O esporte também marcou a vida de Andrew Vitor, de 20 anos, que saiu de Manaus para se aventurar nas quadras de Seul (KOR). O jovem rapaz que busca, através do futebol, inspirar tantos outros que partilham do mesmo sonho de serem atletas profissionais, hoje pode dizer que conquistou um grande feito em sua vida como jogador. Um garoto, reflexo de muitos outros, teve que sofrer, lutar e vencer para se tornar o que sempre quis ser, um jogador de futebol. Outro atleta destaque da seleção brasileira foi o goleiro Guilherme Lopes, de 18 anos, morador do RJ. Além de desempenhar um alto nível debaixo das traves, Guilherme conquistou o público por sua humildade e personalidade forte. Para o atleta, seu maior desafio nem foi relacionado ao futebol, mas sim na adaptação com a culinária sul-coreana, sendo um dos seus grandes adversários.
Adentrando no espaço competitivo da HWC, os atletas brasileiros precisaram se adaptar a um estilo diferente do futebol tradicional. A competição que incorpora as regras do street soccer, com dois tempos de sete minutos, jogados por três atletas na linha e um defendendo o gol, mostrou uma nova maneira de jogar futebol. Cada seleção contendo oito jogadores em seu elenco, formando um time inteiramente masculino, feminino ou mesmo misto, deixou evidente seu compromisso com a diversidade. Também traz regras curiosas, diferentes do futebol tradicional, como o cartão azul, que serve para expulsar um determinado jogador por dois minutos, e após o tempo suspensivo acabar, outro jogador pode entrar em seu lugar. Além disso, atletas de linha não podem adentrar a área do goleiro durante a partida (gerando uma falta ou até mesmo um pênalti para o adversário).
Dentro de quadra, os guerreiros lutaram bravamente, pegando adversários difíceis - como a Polônia nas quartas-de-finais - até se tornarem campeões na disputa da repescagem, com um gol de Andrew na final. A seleção brasileira pôde levantar uma das taças da competição e sair vitoriosa, ainda que em nono lugar na classificação geral. A Seleção Brasileira é tricampeã (2010, 2013 e 2017). Promovida pela rede Futebol Social a Copa conecta jovens e comunidades de todo o Brasil, motivando-os e fortalecendo-os. Compõem a rede projetos sociais e movimentos comunitários ativos em favelas, periferias, comunidades quilombolas e ribeirinhas, entre outros conjuntos e regiões socialmente excluídos. Participam jovens de 16 a 20 anos, que vivem em situação precária de moradia (ou sem moradia), sob risco social e sem condições plenas de desenvolvimento.

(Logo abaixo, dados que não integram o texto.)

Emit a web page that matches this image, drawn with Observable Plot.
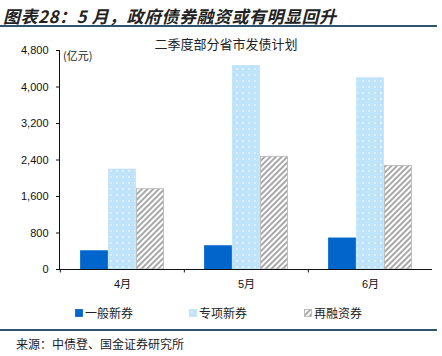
<!DOCTYPE html>
<html>
<head>
<meta charset="utf-8">
<script src="https://cdn.jsdelivr.net/npm/d3@7"></script>
<script src="https://cdn.jsdelivr.net/npm/@observablehq/plot@0.6"></script>
<style>
  html, body { margin: 0; padding: 0; background: #fff; }
  #wrap { position: relative; width: 442px; height: 356px; overflow: hidden; font-family: "Liberation Sans", "Noto Sans CJK SC", sans-serif; }
  .abs { position: absolute; white-space: nowrap; }
  #title { left: 3px; top: 3px; font-size: 17px; font-weight: bold; font-style: italic; color: #222; font-family: "Noto Sans CJK SC", sans-serif; letter-spacing: 0.5px; }
  #line1 { left: 0; top: 25px; width: 437px; height: 2px; background: #2f5470; }
  #subtitle { left: 226px; top: 34px; transform: translateX(-50%); font-size: 13px; color: #222; font-family: "Noto Sans CJK SC", sans-serif; }
  #unit { left: 63px; top: 47px; font-size: 11px; color: #222; font-family: "Noto Sans CJK SC", sans-serif; }
  #chart { left: 0; top: 30px; }
  .leg { top: 304px; font-size: 12px; color: #222; font-family: "Noto Sans CJK SC", sans-serif; display: flex; align-items: center; }
  .leg svg { margin-right: 2px; }
  #line2 { left: 0; top: 329px; width: 437px; height: 2px; background: #2f5470; }
  #source { left: 16px; top: 335px; font-size: 12px; color: #222; font-family: "Noto Sans CJK SC", sans-serif; }
</style>
</head>
<body>
<svg width="0" height="0" style="position:absolute">
  <defs>
    <pattern id="dots" width="6" height="6" patternUnits="userSpaceOnUse">
      <rect width="6" height="6" fill="#bfe3f8"></rect>
      <circle cx="3" cy="3" r="0.8" fill="#ffffff"></circle>
    </pattern>
    <pattern id="hatch" width="4" height="4" patternUnits="userSpaceOnUse" patternTransform="rotate(45)">
      <rect width="4" height="4" fill="#ffffff"></rect>
      <rect width="2" height="4" fill="#a8a8a8"></rect>
    </pattern>
  </defs>
</svg>
<div id="wrap">
  <div id="title" class="abs">图表28：5 月，政府债券融资或有明显回升</div>
  <div id="line1" class="abs"></div>
  <div id="subtitle" class="abs">二季度部分省市发债计划</div>
  <div id="chart" class="abs"></div>
  <div id="unit" class="abs">(亿元)</div>
  <div id="leg0" class="abs leg" style="left:75px"></div>
  <div id="leg1" class="abs leg" style="left:189px"></div>
  <div id="leg2" class="abs leg" style="left:304px"></div>
  <div id="line2" class="abs"></div>
  <div id="source" class="abs">来源：中债登、国金证券研究所</div>
</div>
<script>
const months = ["4月", "5月", "6月"];
const seriesNames = ["一般新券", "专项新券", "再融资券"];
const generalNew = [400, 510, 680];
const specialNew = [2190, 4460, 4190];
const refinancing = [1760, 2470, 2270];
const yTicks = [0, 800, 1600, 2400, 3200, 4000, 4800];

const seriesValues = [generalNew, specialNew, refinancing];
const fills = ["#0066cc", "url(#dots)", "url(#hatch)"];
const strokes = ["#0066cc", "#bfe3f8", "#b4b4b4"];

const W = 442, H = 269, ML = 59, MR = 10, MT = 20, MB = 30;
const bw = (W - ML - MR) / months.length;
const barW = 28;
const inset = (bw - barW) / 2;

const marks = [];
seriesValues.forEach((vals, si) => {
  const data = months.map((m, i) => ({month: m, value: vals[i], series: seriesNames[si]}));
  marks.push(Plot.barY(data, {
    x: "month", y: "value",
    fill: fills[si], stroke: strokes[si], strokeWidth: 0.8,
    insetLeft: inset + 0.4, insetRight: inset + 0.4,
    dx: (si - 1) * barW
  }));
});
marks.push(Plot.ruleY([0], {stroke: "#111", strokeWidth: 1}));
marks.push(Plot.ruleX(months, {x: d => d, y1: 0, y2: -75, dx: -bw / 2, stroke: "#111"}));

const chart = Plot.plot({
  width: W, height: H,
  marginLeft: ML, marginRight: MR, marginTop: MT, marginBottom: MB,
  style: {fontFamily: "'Liberation Sans', 'Noto Sans CJK SC', sans-serif", fontSize: "11px", color: "#111", background: "transparent"},
  x: {domain: months, padding: 0, tickSize: 0, tickPadding: 11, label: null},
  y: {domain: [0, 4800], ticks: yTicks, tickFormat: d3.format(","), tickSize: 3, tickPadding: 8, label: null, line: true},
  marks
});
document.getElementById("chart").appendChild(chart);

seriesNames.forEach((name, i) => {
  const el = document.getElementById("leg" + i);
  el.innerHTML = `<svg width="8" height="8"><rect x="0.5" y="0.5" width="7" height="7" fill="${fills[i]}" stroke="${strokes[i]}" stroke-width="0.8"></rect></svg><span>${name}</span>`;
});
</script>
</body>
</html>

Com o lema “Futebol Social: ganhar é virar o jogo!”, a rede realiza atividades, eventos e torneios locais em diversas cidades brasileiras, em conjunto com outras ações comunitárias e de cidadania, tendo como principal resultado a convocação dos atletas destaque para participarem da Homeless World Cup. A organização acredita no esporte não apenas como entretenimento e lazer para os jovens, mas também como uma poderosa ferramenta na luta contra a pobreza e a violência do cotidiano em que estão inseridos.